Ethereum and Similar Cryptos are not Securities: SEC Chairman

The chairman of the US Securities and Exchange Commission, Jay Clayton, recently reaffirmed his position on Ethereum and other similar cryptocurrencies, clarifying that they are not securities. This subject has been a controversial one in the crypto space, but Clayton confirmed that those types of digital currencies are not subject to the country’s securities laws.

Some cryptos are not securities

Coincenter, a cryptocurrency and blockchain legislative advocacy group, published a report on March 12 regarding correspondence between Jay Clayton and Ted Budd, a local representative.

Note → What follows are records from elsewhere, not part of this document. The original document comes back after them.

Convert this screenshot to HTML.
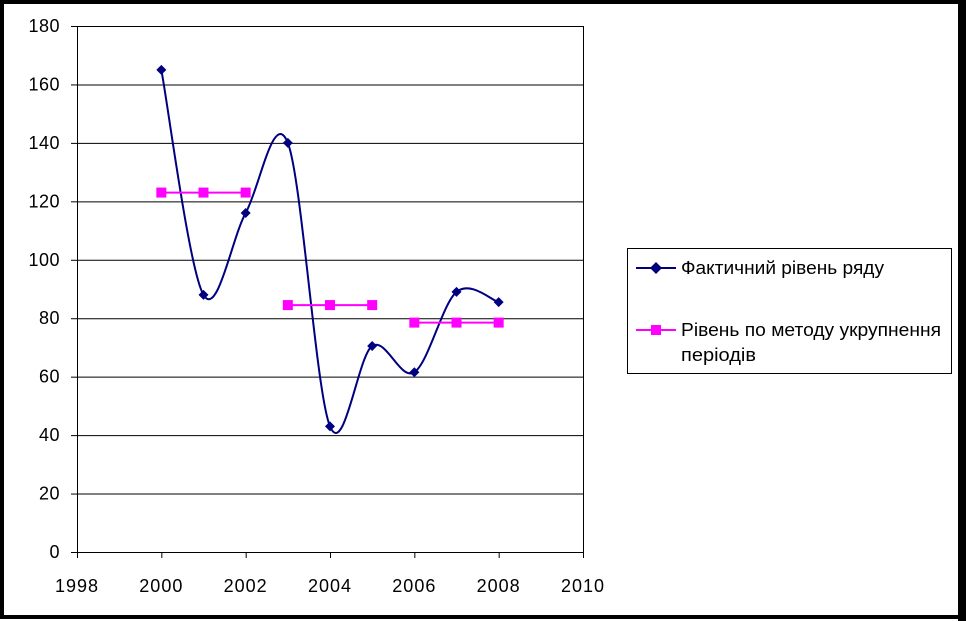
<!DOCTYPE html>
<html><head><meta charset="utf-8"><style>
body{margin:0;background:#fff}
svg{display:block;font-family:"Liberation Sans",sans-serif}
</style></head><body>
<svg id="c" width="966" height="621">
<rect x="2" y="2" width="958" height="615" fill="#fff" stroke="#000" stroke-width="4"/>
<rect x="958" y="0" width="8" height="621" fill="#000"/>
<g id="grid"></g><g id="axes"></g><g id="series"></g>
<g>
<rect x="627.5" y="248.5" width="324" height="125" fill="#fff" stroke="#000"/>
<g>
<line x1="636" y1="268" x2="676" y2="268" stroke="#000080" stroke-width="2"/>
<path d="M656 262 L662 268 L656 274 L650 268Z" fill="#000080"/>
<text x="681" y="274" font-size="18" textLength="203" lengthAdjust="spacingAndGlyphs">Фактичний рівень ряду</text></g>
<g>
<line x1="636" y1="330" x2="676" y2="330" stroke="#ff00ff" stroke-width="2"/>
<rect x="651" y="325" width="10" height="10" fill="#ff00ff"/>
<text x="681" y="336" font-size="18" textLength="260" lengthAdjust="spacingAndGlyphs">Рівень по методу укрупнення</text>
<text x="681" y="361" font-size="18" textLength="75" lengthAdjust="spacingAndGlyphs">періодів</text></g>
</g>
</svg>
<script>
const years=[2000,2001,2002,2003,2004,2005,2006,2007,2008];
const actual=[165,88,116,140,43,70.5,61.5,89,85.5];
const groupYears=[[2000,2001,2002],[2003,2004,2005],[2006,2007,2008]];
const groupValues=[123,84.5,78.5];
const yTicks=[0,20,40,60,80,100,120,140,160,180];
const xTicks=[1998,2000,2002,2004,2006,2008,2010];
const NS="http://www.w3.org/2000/svg";
const X=v=>77+(v-1998)*(583-77)/12, Y=v=>552-v*(552-26)/180;
function mk(p,t,a){const e=document.createElementNS(NS,t);for(const k in a)e.setAttribute(k,a[k]);p.appendChild(e);return e;}
const g=document.getElementById('grid'),ax=document.getElementById('axes'),s=document.getElementById('series');
yTicks.forEach(v=>{
 if(v>0){const l=mk(g,'line',{x1:77,x2:583,y1:Y(v)+.5,y2:Y(v)+.5,stroke:'#000'});
 
 }
 mk(ax,'line',{x1:71,x2:77,y1:Y(v)+.5,y2:Y(v)+.5,stroke:'#000'});
 const t=mk(ax,'text',{x:60,y:Y(v)+6,'text-anchor':'end','font-size':18,'letter-spacing':0.5});t.textContent=v;
 
 
});
xTicks.forEach(v=>{
 mk(ax,'line',{x1:X(v)+.5,x2:X(v)+.5,y1:552,y2:558,stroke:'#000'});
 const t=mk(ax,'text',{x:X(v),y:592,'text-anchor':'middle','font-size':18,'letter-spacing':1});t.textContent=v;
 
 
});
const ya=mk(ax,'line',{x1:77.5,x2:77.5,y1:26,y2:552,stroke:'#000'});


mk(ax,'line',{x1:583.5,x2:583.5,y1:26,y2:552,stroke:'#000'});
const xa=mk(ax,'line',{x1:77,x2:583,y1:552.5,y2:552.5,stroke:'#000'});


const P=years.map((y,i)=>[X(y),Y(actual[i])]);
let d='M'+P[0][0]+' '+P[0][1];
for(let i=0;i<P.length-1;i++){
 const p0=P[i-1]||P[i],p1=P[i],p2=P[i+1],p3=P[i+2]||p2,k=1/6;
 d+=` C${p1[0]+(p2[0]-p0[0])*k} ${p1[1]+(p2[1]-p0[1])*k} ${p2[0]-(p3[0]-p1[0])*k} ${p2[1]-(p3[1]-p1[1])*k} ${p2[0]} ${p2[1]}`;
}
const line=mk(s,'path',{d:d,fill:'none',stroke:'#000080','stroke-width':2});


groupYears.forEach((ys,gi)=>{
 const l=mk(s,'line',{x1:X(ys[0]),x2:X(ys[ys.length-1]),y1:Y(groupValues[gi]),y2:Y(groupValues[gi]),stroke:'#ff00ff','stroke-width':2});
 
 
 ys.forEach(y=>{
  const r=mk(s,'rect',{x:X(y)-5,y:Y(groupValues[gi])-5,width:10,height:10,fill:'#ff00ff'});
  
  
 });
});
P.forEach((p,i)=>{
 const m=mk(s,'path',{d:`M${p[0]} ${p[1]-5}L${p[0]+5} ${p[1]}L${p[0]} ${p[1]+5}L${p[0]-5} ${p[1]}Z`,fill:'#000080'});
 
 
});
</script>
</body></html>
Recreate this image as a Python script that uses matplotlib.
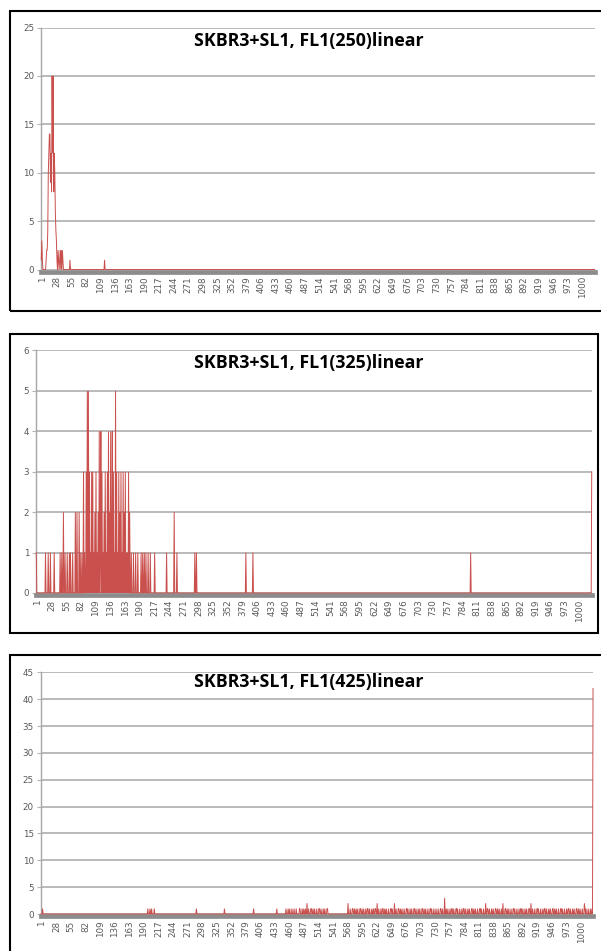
import matplotlib
matplotlib.use("Agg")
import matplotlib.pyplot as plt
import matplotlib.transforms as mtransforms
from matplotlib.patches import Rectangle
import numpy as np

W, H = 601, 951
N_CHANNELS = 1024
tick_labels = [str(v) for v in range(1, 1001, 27)]

titles = ["SKBR3+SL1, FL1(250)linear",
          "SKBR3+SL1, FL1(325)linear",
          "SKBR3+SL1, FL1(425)linear"]

# Panel 1: FL1(250) nonzero channels and counts
p1_channels = [1, 2, 3, 10, 11, 12, 13, 14, 15, 16, 17, 18, 19, 20, 21, 22, 23, 24, 25,
               26, 27, 28, 29, 30, 32, 33, 35, 36, 38, 40, 41, 54, 118]
p1_counts = [1, 3, 1, 1, 2, 2, 4, 10, 12, 14, 14, 9, 12, 8, 20, 12, 20, 8, 12,
             10, 6, 4, 3, 1, 2, 1, 1, 2, 2, 2, 1, 1, 1]

# Panel 2: FL1(325)
p2_channels = [1, 18, 23, 27, 34, 45, 48, 51, 54, 58, 62, 64, 68, 73, 76, 80, 82,
               85, 88, 90, 93, 95, 97, 99, 101, 103, 105, 107, 109, 111, 113, 115, 117,
               119, 120, 122, 124, 126, 128, 130, 132, 134, 136, 138, 140, 141, 143, 145,
               147, 149, 151, 153, 155, 157, 159, 161, 163, 165, 167, 169, 171, 173, 176,
               180, 184, 188, 194, 197, 200, 203, 207, 211, 219, 241, 255,
               260, 293, 296, 387, 400, 801, 1024]
p2_counts = [1, 1, 1, 1, 1, 1, 1, 2, 1, 1, 1, 1, 1, 2, 2, 2, 1,
             1, 3, 1, 3, 5, 5, 3, 1, 3, 3, 1, 2, 3, 1, 2, 4,
             1, 4, 3, 1, 2, 3, 1, 3, 4, 2, 4, 1, 4, 3, 1,
             5, 3, 1, 3, 2, 3, 1, 3, 2, 3, 1, 1, 3, 2, 1,
             1, 1, 1, 1, 1, 1, 1, 1, 1, 1, 1, 2,
             1, 1, 1, 1, 1, 1, 3]

# Panel 3: FL1(425)
p3_channels = [4, 199, 203, 206, 211, 289, 341, 395, 438, 455, 459, 462, 466, 470, 474,
               480, 481, 485, 488, 491, 494, 497, 501, 502, 505, 508, 512, 516, 517, 520,
               524, 527, 531, 532, 570, 574, 578, 579, 582, 585, 588, 592, 593, 596, 599,
               603, 606, 607, 610, 614, 617, 620, 621, 624, 627, 631, 634, 635, 638, 641,
               645, 649, 650, 652, 656, 659, 663, 664, 667, 670, 674, 678, 679, 681, 685,
               688, 692, 693, 696, 700, 703, 707, 708, 711, 714, 718, 722, 723, 725, 729,
               733, 737, 741, 742, 745, 749, 752, 755, 759, 762, 763, 766, 770, 771, 773,
               777, 781, 784, 785, 788, 792, 795, 799, 800, 803, 806, 810, 814, 815, 817,
               821, 825, 828, 829, 832, 836, 839, 843, 844, 847, 850, 854, 857, 861, 862,
               865, 868, 872, 876, 877, 879, 883, 887, 890, 891, 894, 898, 901, 905, 906,
               909, 912, 916, 920, 921, 923, 927, 931, 934, 935, 938, 942, 945, 949, 950,
               953, 956, 960, 964, 965, 967, 971, 975, 978, 979, 982, 986, 989, 993, 994,
               997, 1000, 1004, 1008, 1009, 1011, 1015, 1019, 1022, 1024]
p3_counts = [1, 1, 1, 1, 1, 1, 1, 1, 1, 1, 1, 1, 1, 1, 1,
             1, 1, 1, 1, 1, 2, 1, 1, 1, 1, 1, 1, 1, 1, 1,
             1, 1, 1, 1, 2, 1, 1, 1, 1, 1, 1, 1, 1, 1, 1,
             1, 1, 1, 1, 1, 1, 1, 1, 2, 1, 1, 1, 1, 1, 1,
             1, 1, 1, 1, 2, 1, 1, 1, 1, 1, 1, 1, 1, 1, 1,
             1, 1, 1, 1, 1, 1, 1, 1, 1, 1, 1, 1, 1, 1, 1,
             1, 1, 1, 1, 1, 3, 1, 1, 1, 1, 1, 1, 1, 1, 1,
             1, 1, 1, 1, 1, 1, 1, 1, 1, 1, 1, 1, 1, 1, 1,
             1, 2, 1, 1, 1, 1, 1, 1, 1, 1, 1, 1, 2, 1, 1,
             1, 1, 1, 1, 1, 1, 1, 1, 1, 1, 1, 1, 1, 1, 1,
             2, 1, 1, 1, 1, 1, 1, 1, 1, 1, 1, 1, 1, 1, 1,
             1, 1, 1, 1, 1, 1, 1, 1, 1, 1, 1, 1, 1, 1, 1,
             1, 1, 1, 2, 1, 1, 1, 1, 1, 42]

y_max = [25, 6, 45]
y_step = [5, 1, 5]

channels_list = [p1_channels, p2_channels, p3_channels]
counts_list = [p1_counts, p2_counts, p3_counts]

# layout in pixels: (left, right, top, bottom)
axes_px = [(41, 595, 27.5, 269.5), (36, 592, 350.5, 593), (40.7, 593.3, 672.3, 914)]
boxes_px = [(10, 606, 11, 311), (10, 598, 334, 633), (10, 606, 655, 960)]
title_px = [(309, 41), (309, 363), (309, 682)]

RED = '#C9504D'
GRID = '#b4b4b4'
TXT = '#595959'

fig = plt.figure(figsize=(W / 100, H / 100), dpi=100)
fig.patch.set_facecolor('white')

for i in range(3):
    l, r, t, b = axes_px[i]
    ax = fig.add_axes([l / W, 1 - b / H, (r - l) / W, (b - t) / H])
    x = np.arange(1, N_CHANNELS + 1)
    y = np.zeros(N_CHANNELS)
    for c, v in zip(channels_list[i], counts_list[i]):
        y[c - 1] = v
    ax.plot(x, y, color=RED, lw=0.7, clip_on=False, zorder=3, solid_joinstyle='miter')
    ax.set_xlim(0.5, N_CHANNELS + 0.5)
    ax.set_ylim(0, y_max[i])
    ax.set_yticks(np.arange(0, y_max[i] + 0.1, y_step[i]))
    ax.yaxis.grid(True, color=GRID, lw=1.3)
    ax.set_axisbelow(True)
    ax.set_xticks(range(1, 1001, 27))
    ax.set_xticklabels(tick_labels)
    ax.tick_params(axis='x', length=0, pad=3, labelrotation=90, labelsize=6.3, labelcolor=TXT)
    ax.tick_params(axis='y', length=3, color=GRID, labelsize=6.3, labelcolor=TXT, pad=2)
    for s in ['top', 'right']:
        ax.spines[s].set_visible(False)
    ax.spines['left'].set_color('#a6a6a6')
    ax.spines['left'].set_linewidth(1.0)
    ax.spines['bottom'].set_color('#8c8c8c')
    ax.spines['bottom'].set_linewidth(3.4)
    ax.spines['bottom'].set_position(('outward', 1.7))
    ax.patch.set_alpha(0)
    offset = mtransforms.ScaledTranslation(1 / 100, 0, fig.dpi_scale_trans)
    for lab in ax.get_xticklabels():
        lab.set_transform(lab.get_transform() + offset)

    bl, br, bt, bb = boxes_px[i]
    fig.patches.append(Rectangle((bl / W, 1 - bb / H), (br - bl) / W, (bb - bt) / H,
                                 transform=fig.transFigure, fill=False, ec='black', lw=1.5))
    tx, ty = title_px[i]
    fig.text(tx / W, 1 - ty / H, titles[i], ha='center', va='center', fontsize=12.8,
             fontweight='bold', family='Open Sans', color='black')

fig.savefig('out.png', dpi=100)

The SEC chairman revealed that analysis by SEC staff showed that Ethereum and similar digital currencies are not affected by the securities laws in the United States.

The statement by Clayton implies that he agrees with William Hinman, the SEC’s head of corporate finance division. In July of last year, Hinman pointed out that cryptocurrencies such as Bitcoin and Ethereum are not securities. During the Yahoo All Markets Summit last year, he stated that cryptocurrencies that have a decentralized network do not function as securities and are therefore not subject to securities guidelines.

A few months ago, Coincenter and Ted Budd submitted a letter to the SEC chairman asking him if he shares a similar opinion with Hinman regarding Ethereum and Bitcoin. Clayton responded affirmatively, stating that the explanation provided by Hinman was correct and that such cryptos are not currently viewed as securities by the SEC.

The SEC chairman further stated that under the Howey framework, when investors no longer expect the development team to carry out their regular managerial or entrepreneurial efforts, the digital asset used ceases to be an investment contract.

In his response, the SEC chairman did not mention the cryptocurrencies that met this criteria, but Coincenter suggested that the letter was a confirmation that Ethereum and similar cryptos are not viewed as securities by the commission. On his part, the founder of Coincenter, Jerry Brito thanked Budd for the role he played in attaining the letter and establishing regulatory clarity for digital currencies.

Clayton previously made a similar assertion

This latest comment is not the first time that Jay Clayton discussed the issue of cryptocurrencies and their classification as securities. In June 2018, the SEC chairman, during an interview with CNBC, revealed that Bitcoin is not a security.

Back then, he stated the following:

“Replace the dollar, the yen, the euro with Bitcoin — That type of currency is not a security. Where I give you my money and you go off and make a venture, and in return for me giving you my money, you say, ‘You know what, I’m going to give you a return.’ That is a security, and we regulate that. We monitor the offering of that security, and we control the trading of that security.”

At CoinDesk’s Consensus Invest event last year, Clayton compared cryptocurrencies to tickets for a new movie. He suggested that some investors would be promised tickets for a film and this qualifies them as securities. However, if the team decides to sell the tickets to everyone interested in the play, then it is no longer a security since it has become decentralized.

Despite his positive outlook on cryptocurrencies, Clayton considers ICOs to be securities. In December 2018, the SEC chairman stated that ICOs were a new way of raising funds by entrepreneurs and that they are excellent forms of value as long as they abide by securities guidelines. The unique technical nature of ICOs does not alter the fundamentals of securities, and they have to follow the instructions provided while offering their services.

While Bitcoin and Ethereum are not considered as securities, both Hinman and Clayton seem to think otherwise of Ripple’s XRP coin. Ripple is currently facing a class-action lawsuit, with the XRP coin allegedly regarded as a security by the plaintiff. We’ll track this story for you as well and share updates as they become available.